LCA drives eco-design and encourages innovation by providing insights that influence product development, packaging, and supply chain decisions.

• Regulatory Compliance and Market Access

As environmental regulations become stricter globally, LCA helps industries comply with standards and gain access to eco-conscious markets. It can also support eco-labeling and Environmental Product Declarations (EPDs).

• Enhanced Corporate Social Responsibility (CSR)

LCA demonstrates a company’s commitment to sustainable practices, building trust among customers, investors, and stakeholders. It also contributes to sustainability reporting frameworks such as GRI, CDP, and ESG ratings.

Applications of LCA in Various Industries

• Manufacturing Sector

Manufacturers use LCA to evaluate material choices, production efficiency, and environmental footprints. It helps in reducing waste, optimizing supply chains, and improving the life span of products.

• Construction Industry

LCA in construction evaluates building materials, energy usage, and embodied carbon in structures. It is crucial for green building certifications like LEED and BREEAM.

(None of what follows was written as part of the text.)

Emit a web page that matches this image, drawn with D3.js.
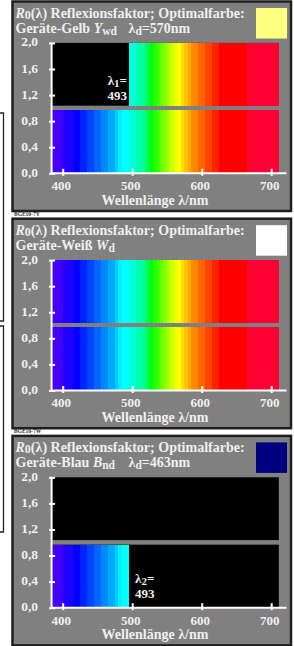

• Agriculture and Food Production

From fertilizer use to transportation, LCA assesses the environmental load of food products. It aids in developing sustainable agriculture practices and reducing food waste.

• Energy Sector

In the energy industry, LCA compares fossil fuels with renewable energy sources in terms of CO₂ emissions, land use, and water consumption. It plays a vital role in shaping energy policy and project investment.

• Transportation

LCA helps in evaluating the impact of vehicle manufacturing, fuel usage, and end-of-life processing. It supports sustainable mobility, including the shift to electric vehicles (EVs) and biofuels.

Challenges and Limitations of LCA

• Data Availability and Quality

Reliable and consistent data is crucial for accurate LCA. Many industries struggle with data gaps, outdated information, or proprietary restrictions.

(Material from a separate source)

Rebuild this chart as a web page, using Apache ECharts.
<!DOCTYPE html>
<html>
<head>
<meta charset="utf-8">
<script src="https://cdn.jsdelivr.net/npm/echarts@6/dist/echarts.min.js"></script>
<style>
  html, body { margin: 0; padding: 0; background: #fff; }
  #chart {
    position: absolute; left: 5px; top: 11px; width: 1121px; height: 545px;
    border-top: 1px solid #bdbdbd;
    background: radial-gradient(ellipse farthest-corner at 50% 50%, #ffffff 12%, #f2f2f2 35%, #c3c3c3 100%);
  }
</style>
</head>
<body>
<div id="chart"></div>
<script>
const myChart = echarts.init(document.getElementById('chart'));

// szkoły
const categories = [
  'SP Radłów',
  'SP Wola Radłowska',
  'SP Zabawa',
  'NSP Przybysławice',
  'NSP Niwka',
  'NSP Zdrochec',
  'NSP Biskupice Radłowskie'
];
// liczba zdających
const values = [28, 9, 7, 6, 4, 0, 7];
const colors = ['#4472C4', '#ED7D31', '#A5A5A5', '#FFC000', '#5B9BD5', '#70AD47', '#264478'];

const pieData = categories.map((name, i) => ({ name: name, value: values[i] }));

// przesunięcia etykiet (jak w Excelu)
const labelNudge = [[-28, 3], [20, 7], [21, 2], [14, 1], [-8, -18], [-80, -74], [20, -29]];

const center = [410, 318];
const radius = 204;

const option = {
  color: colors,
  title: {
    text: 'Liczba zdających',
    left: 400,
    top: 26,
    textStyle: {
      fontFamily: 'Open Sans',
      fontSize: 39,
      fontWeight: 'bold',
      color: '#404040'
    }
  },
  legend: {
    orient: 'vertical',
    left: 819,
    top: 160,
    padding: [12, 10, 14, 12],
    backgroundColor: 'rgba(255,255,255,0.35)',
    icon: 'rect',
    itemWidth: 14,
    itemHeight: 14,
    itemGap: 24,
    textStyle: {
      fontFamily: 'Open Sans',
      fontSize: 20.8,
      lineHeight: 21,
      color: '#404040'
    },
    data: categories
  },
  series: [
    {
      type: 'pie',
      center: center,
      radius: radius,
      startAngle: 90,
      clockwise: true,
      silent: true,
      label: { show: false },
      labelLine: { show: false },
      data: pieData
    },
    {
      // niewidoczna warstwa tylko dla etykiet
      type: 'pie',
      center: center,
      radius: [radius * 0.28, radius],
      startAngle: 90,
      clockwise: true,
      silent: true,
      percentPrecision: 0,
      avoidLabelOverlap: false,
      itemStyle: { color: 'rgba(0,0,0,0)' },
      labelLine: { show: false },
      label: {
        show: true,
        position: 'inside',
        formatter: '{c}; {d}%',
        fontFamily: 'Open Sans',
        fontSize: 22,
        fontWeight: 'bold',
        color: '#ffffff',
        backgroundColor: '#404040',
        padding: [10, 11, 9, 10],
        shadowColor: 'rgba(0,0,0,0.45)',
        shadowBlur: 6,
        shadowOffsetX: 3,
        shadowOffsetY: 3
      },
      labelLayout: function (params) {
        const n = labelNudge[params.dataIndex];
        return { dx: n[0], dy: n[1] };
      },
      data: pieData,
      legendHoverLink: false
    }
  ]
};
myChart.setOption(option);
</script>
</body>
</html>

• System Boundary Selection

Determining where the system begins and ends can significantly affect outcomes. Poor boundary selection may lead to misleading conclusions.

• Allocation Issues

Shared processes (e.g., co-products) require allocation of environmental burdens. Various allocation methods can yield different results, leading to ambiguity.

• Interpretation of Results

Translating technical LCA findings into actionable insights for decision-makers remains a challenge, especially in non-technical industries.

Future Trends and Developments in LCA

Integration of LCA with Other Sustainability Assessment Tools

There is a growing trend to integrate LCA with:

• Life Cycle Costing (LCC)
• Social Life Cycle Assessment (S-LCA)
• Circular Economy Metrics

This enables a holistic sustainability strategy.

Advancements in LCA Software and Databases

Modern tools like SimaPro, GaBi, and OpenLCA are improving usability and accessibility. Cloud-based platforms and AI integration are also making LCA faster and more accurate.

Expanding Scope of LCA Applications

Emerging fields such as digital products, urban planning, and biotechnology are now adopting LCA methodologies. The scope of LCA continues to broaden across industries.

Conclusion

Life Cycle Assessment (LCA) is no longer just a scientific tool—it is a strategic business asset. By adopting LCA, industries can make informed decisions that enhance sustainability, improve efficiency, and gain competitive advantage. As the world shifts towards greener economies and conscious consumption, LCA will play an increasingly vital role in shaping sustainable industry practices.

Whether you’re in manufacturing, agriculture, construction, or technology, LCA offers clear, measurable, and impactful benefits. Now is the time to integrate LCA into your business strategy for a more sustainable future.